The premise of FOIA is that people have the right to know about the affairs of government without government determination on what they think expedient for citizens to know or not know. It allows for oversight over the activities of government and serves to reduce government corruption. The Freedom of Information Act empowers citizen control over their government, but far too often the government can be arbitrary in withholding information when responding to FOIA requests.

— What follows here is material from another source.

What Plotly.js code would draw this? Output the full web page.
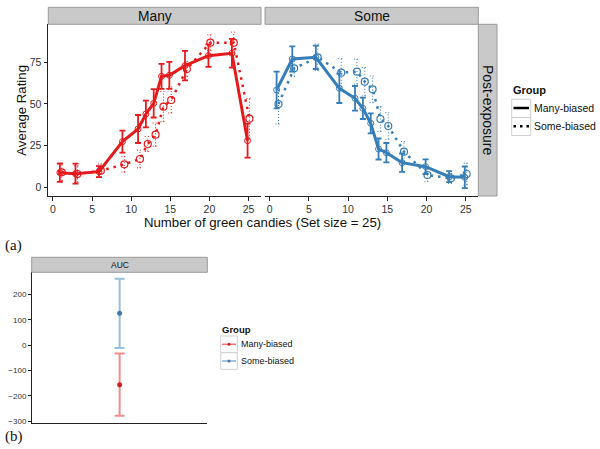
<!DOCTYPE html>
<html><head><meta charset="utf-8">
<script src="https://cdn.plot.ly/plotly-3.0.1.min.js"></script>
<style>html,body{margin:0;padding:0;background:#fff}</style>
</head><body><div id="chart" style="width:600px;height:449px"></div>
<script>
// ---- data ----
const candies = [1, 3, 6, 9, 11, 12, 13, 14, 15, 17, 20, 23, 25];
const groups = ['Many-biased', 'Some-biased'];
const panels = ['Many', 'Some'];
// Panel "Many"
const manyPanelManyBiasedMean = [8.8, 8.2, 9.4, 27.4, 35, 44, 50.4, 66.6, 67.2, 73, 79, 80.4, 28];
const manyPanelManyBiasedErr  = [5.5, 6, 3.3, 6.6, 8.4, 8, 8.5, 7.5, 8.1, 8.8, 6.7, 8.6, 10.2];
const manyPanelSomeBiasedMean = [9, 8, 10, 13.8, 17, 26, 31.6, 48.4, 52.4, 71, 86.8, 86.8, 41.2];
const manyPanelSomeBiasedErr  = [5, 5, 4, 4.7, 5.3, 4.5, 7, 9, 7.8, 4.6, 4.7, 6.3, 12];
// Panel "Some"
const somePanelManyBiasedMean = [58.4, 77, 78, 59.4, 53.4, 47.4, 38.4, 23, 20.8, 14.8, 12.4, 6.4, 6];
const somePanelManyBiasedErr  = [11, 7.5, 7, 8.8, 7.4, 6.4, 6, 6.3, 5.8, 5.5, 4.4, 3.3, 6.5];
const somePanelSomeBiasedMean = [50, 71.4, 78, 68.8, 69.4, 63.4, 58.8, 41, 36.8, 21.4, 7.4, 5.4, 8];
const somePanelSomeBiasedErr  = [12, 5, 8, 8.5, 7.5, 8.5, 8, 7.5, 8, 6, 4, 3, 6.5];
// AUC panel
const aucMean = [-155.5, 126];
const aucErr  = [123, 137];
const xTicks = [0, 5, 10, 15, 20, 25];
const yTicks = [0, 25, 50, 75];
const aucTicks = [-300, -200, -100, 0, 100, 200];

// ---- helpers ----
const W = 600, H = 449;
const px = v => v / W;
const py = v => 1 - v / H;
const RED = '#E41A1C', BLUE = '#377EB8';
const FONT = 'Liberation Sans, Arial, Helvetica, sans-serif';
const DODGE = 0.12;

function shift(arr, d) { return arr.map(v => v + d); }

function dottedErr(xs, mean, err, color, xa, ya) {
  const X = [], Y = [];
  const cap = 0.38;
  xs.forEach((x, i) => {
    const lo = mean[i] - err[i], hi = mean[i] + err[i];
    X.push(x, x, null, x - cap, x + cap, null, x - cap, x + cap, null);
    Y.push(lo, hi, null, hi, hi, null, lo, lo, null);
  });
  return {x: X, y: Y, xaxis: xa, yaxis: ya, mode: 'lines', hoverinfo: 'skip', showlegend: false,
    line: {color: color, width: 1, dash: '1px,2px'}};
}

function solidSeries(xs, mean, err, color, xa, ya, name) {
  return {x: xs, y: mean, xaxis: xa, yaxis: ya, mode: 'lines+markers', name: name, showlegend: false,
    line: {color: color, width: 3},
    marker: {symbol: 'circle-open', size: 6, color: color, line: {width: 1}},
    error_y: {type: 'data', array: err, visible: true, color: color, thickness: 1.8, width: 3}};
}
function dottedSeries(xs, mean, color, xa, ya, name) {
  return {x: xs, y: mean, xaxis: xa, yaxis: ya, mode: 'lines+markers', name: name, showlegend: false,
    line: {color: color, width: 2.5, dash: '2.5px,5px'},
    marker: {symbol: 'circle-open', size: 7, color: color, line: {width: 1.2}}};
}

const xm = shift(candies, -DODGE), xs = shift(candies, DODGE);
const traces = [
  dottedErr(xs, manyPanelSomeBiasedMean, manyPanelSomeBiasedErr, RED, 'x', 'y'),
  dottedSeries(xs, manyPanelSomeBiasedMean, RED, 'x', 'y', groups[1]),
  solidSeries(xm, manyPanelManyBiasedMean, manyPanelManyBiasedErr, RED, 'x', 'y', groups[0]),
  dottedErr(xs, somePanelSomeBiasedMean, somePanelSomeBiasedErr, BLUE, 'x2', 'y2'),
  dottedSeries(xs, somePanelSomeBiasedMean, BLUE, 'x2', 'y2', groups[1]),
  solidSeries(xm, somePanelManyBiasedMean, somePanelManyBiasedErr, BLUE, 'x2', 'y2', groups[0]),
  {x: [0], y: [aucMean[0]], xaxis: 'x3', yaxis: 'y3', mode: 'markers', name: groups[0], showlegend: false,
   marker: {color: 'rgba(200,20,30,0.9)', size: 5},
   error_y: {type: 'data', array: [aucErr[0]], color: 'rgba(228,26,28,0.5)', thickness: 2, width: 5}},
  {x: [0], y: [aucMean[1]], xaxis: 'x3', yaxis: 'y3', mode: 'markers', name: groups[1], showlegend: false,
   marker: {color: 'rgba(50,110,165,0.9)', size: 5},
   error_y: {type: 'data', array: [aucErr[1]], color: 'rgba(55,126,184,0.5)', thickness: 2, width: 5}}
];

const axBase = {showgrid: false, zeroline: false, showline: true, linecolor: '#222', linewidth: 1.3,
  ticks: 'outside', ticklen: 3.5, tickcolor: '#222', tickwidth: 1,
  tickfont: {family: FONT, size: 10.5, color: '#333'}, fixedrange: true};

function ann(text, x, y, size, extra) {
  return Object.assign({text: text, xref: 'paper', yref: 'paper', x: px(x), y: py(y),
    xanchor: 'center', yanchor: 'middle', showarrow: false,
    font: {family: FONT, size: size, color: '#111'}}, extra || {});
}
const SERIF = {family: 'Liberation Serif, Times New Roman, serif', size: 15, color: '#111'};

const layout = {
  width: W, height: H, margin: {l: 0, r: 0, t: 0, b: 0},
  paper_bgcolor: '#fff', plot_bgcolor: '#fff', showlegend: false,
  font: {family: FONT, color: '#111'},
  xaxis: Object.assign({}, axBase, {domain: [px(48.3), px(261)], range: [-0.6, 26.6], anchor: 'y', tickvals: xTicks, ticklabelstandoff: 0}),
  yaxis: Object.assign({}, axBase, {domain: [py(196), py(24.3)], range: [-5.2, 97.8], anchor: 'x', tickvals: yTicks}),
  xaxis2: Object.assign({}, axBase, {domain: [px(265), px(478.3)], range: [-0.6, 26.6], anchor: 'y2', tickvals: xTicks, ticklabelstandoff: 0}),
  yaxis2: Object.assign({}, axBase, {domain: [py(196), py(24.3)], range: [-5.2, 97.8], anchor: 'x2',
    showline: false, ticks: '', showticklabels: false}),
  xaxis3: Object.assign({}, axBase, {domain: [px(32.3), px(207)], range: [-1, 1], anchor: 'y3',
    ticks: '', showticklabels: false}),
  yaxis3: Object.assign({}, axBase, {domain: [py(422.7), py(272.3)], range: [-305.5, 288], anchor: 'x3',
    tickvals: aucTicks, ticklen: 3, tickfont: {family: FONT, size: 8, color: '#333'}}),
  shapes: [
    {type: 'rect', xref: 'paper', yref: 'paper', x0: px(48.3), x1: px(261), y0: py(24.3), y1: py(7.3), fillcolor: '#c9c9c9', line: {color: '#9a9a9a', width: 1}},
    {type: 'rect', xref: 'paper', yref: 'paper', x0: px(265), x1: px(478.3), y0: py(24.3), y1: py(7.3), fillcolor: '#c9c9c9', line: {color: '#9a9a9a', width: 1}},
    {type: 'rect', xref: 'paper', yref: 'paper', x0: px(478.3), x1: px(497), y0: py(196), y1: py(24.3), fillcolor: '#c9c9c9', line: {color: '#9a9a9a', width: 1}},
    {type: 'rect', xref: 'paper', yref: 'paper', x0: px(31.7), x1: px(207.3), y0: py(272.3), y1: py(257.3), fillcolor: '#c9c9c9', line: {color: '#9a9a9a', width: 1}},
    // top legend keys
    {type: 'rect', xref: 'paper', yref: 'paper', x0: px(511.7), x1: px(530.7), y0: py(117.5), y1: py(99.3), fillcolor: '#fff', line: {color: '#d0d0d0', width: 1}},
    {type: 'rect', xref: 'paper', yref: 'paper', x0: px(511.7), x1: px(530.7), y0: py(135.5), y1: py(117.5), fillcolor: '#fff', line: {color: '#d0d0d0', width: 1}},
    {type: 'line', xref: 'paper', yref: 'paper', x0: px(513.5), x1: px(529), y0: py(108), y1: py(108), line: {color: '#000', width: 2.5}},
    {type: 'line', xref: 'paper', yref: 'paper', x0: px(513.5), x1: px(529), y0: py(126.3), y1: py(126.3), line: {color: '#000', width: 2.5, dash: '2.5px,4px'}},
    // bottom legend keys
    {type: 'rect', xref: 'paper', yref: 'paper', x0: px(220.7), x1: px(237.3), y0: py(352.7), y1: py(336), fillcolor: '#fff', line: {color: '#d0d0d0', width: 1}},
    {type: 'rect', xref: 'paper', yref: 'paper', x0: px(220.7), x1: px(237.3), y0: py(369.3), y1: py(352.7), fillcolor: '#fff', line: {color: '#d0d0d0', width: 1}},
    {type: 'line', xref: 'paper', yref: 'paper', x0: px(222), x1: px(236), y0: py(344.3), y1: py(344.3), line: {color: 'rgba(228,26,28,0.6)', width: 1.5}},
    {type: 'line', xref: 'paper', yref: 'paper', x0: px(222), x1: px(236), y0: py(361), y1: py(361), line: {color: 'rgba(55,126,184,0.6)', width: 1.5}},
    {type: 'circle', xref: 'paper', yref: 'paper', x0: px(227.5), x1: px(230.5), y0: py(345.8), y1: py(342.8), fillcolor: 'rgba(200,20,30,0.9)', line: {width: 0}},
    {type: 'circle', xref: 'paper', yref: 'paper', x0: px(227.5), x1: px(230.5), y0: py(362.5), y1: py(359.5), fillcolor: 'rgba(50,110,165,0.9)', line: {width: 0}}
  ],
  annotations: [
    ann(panels[0], 154.6, 16, 13.8),
    ann(panels[1], 371.6, 16, 13.8),
    ann('Post-exposure', 488, 110, 14, {textangle: 90}),
    ann('AUC', 119.5, 265, 8.5),
    ann('Average Rating', 21.7, 110, 13.2, {textangle: -90}),
    ann('Number of green candies (Set size = 25)', 262.5, 222, 13.2),
    ann('(a)', 3, 245.5, 15, {xanchor: 'left', font: SERIF}),
    ann('(b)', 3, 436.5, 15, {xanchor: 'left', font: SERIF}),
    ann('<b>Group</b>', 511, 90, 11, {xanchor: 'left'}),
    ann(groups[0], 532, 108, 10.5, {xanchor: 'left'}),
    ann(groups[1], 532, 126, 10.5, {xanchor: 'left'}),
    ann('<b>Group</b>', 220, 329, 9.5, {xanchor: 'left'}),
    ann(groups[0], 238.5, 344.3, 9, {xanchor: 'left'}),
    ann(groups[1], 238.5, 361, 9, {xanchor: 'left'})
  ]
};

Plotly.newPlot('chart', traces, layout, {staticPlot: true, displayModeBar: false});
</script>
</body></html>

As I can personally attest to when William D. Cohan, a former investment banker and author of the new book Why Wall Street Matters , filed FOIA requests for my SEC testimony, the SEC refused to release any of the 1,000+ pages of evidence I had voluntarily provided to them, saying they were “confidential” and “trade secrets,” even though some of the pages showing the fraudulent representations and other documents which were given to the purchasers of mortgage-backed securities were printed off the internet.
So when a bill was introduced in Congress in 2014 to simplify FOIA and restrict the government’s ability to withhold information in responding to FOIA requests, it was widely supported by the public and enthusiastically embraced by Congress. The bill was unanimously approved by the House and the Senate overwhelmingly passed a similar bill. But then the large bank lobby became heavily involved in blocking the bill, and it was killed without ever being brought up for a final vote in the House.
Recently it has come to light, ironically through FOIA requests, that the Obama administration, in concert with the banks, also lobbied very hard to kill the popular bill in 2014.
Tyler Durden posted in Zero Hedge about documents obtained through the Freedom of the Press Foundation’s lawsuit against the Justice Department which reveal that the Justice Department and the Obama administration strenuously objected to both House and Senate members about nearly all aspects of the bill.
But there was apparently significant opposition to the part of the bill containing limitations on information which could be withheld by the government. “An agency may not withhold information under this subsection unless such agency reasonably foresees that disclosure would cause specific identifiable harm to an interest protected by an exemption [in the FOIA], or if disclosure is prohibited by law.”
According to Freedom of the Press Foundation’s Executive Director, Trevor Timm, “Multiple investigations have shown that the Obama administration has been the most secretive ever when it comes to FOIA. Requests can often take years to be fulfilled if at all, and the only way to get results is to sue like we were forced to. (We did not receive any documents for over a year from our first requests, and only received these documents after filing a lawsuit).”
The continuing government latitude in determining what information to release under FOIA is unacceptable. FOIA’s role is to allow for oversight and the people’s right to know. It is a much-needed check against government corruption and empowers citizen control over their government.
Mr. Timm asks and I acknowledge that Congress needs to amend FOIA ”and send it to the president’s desk with the same message they did fifty years ago when the Johnson administration opposed it, yet was forced to sign it anyway: transparency is vital to democracy.”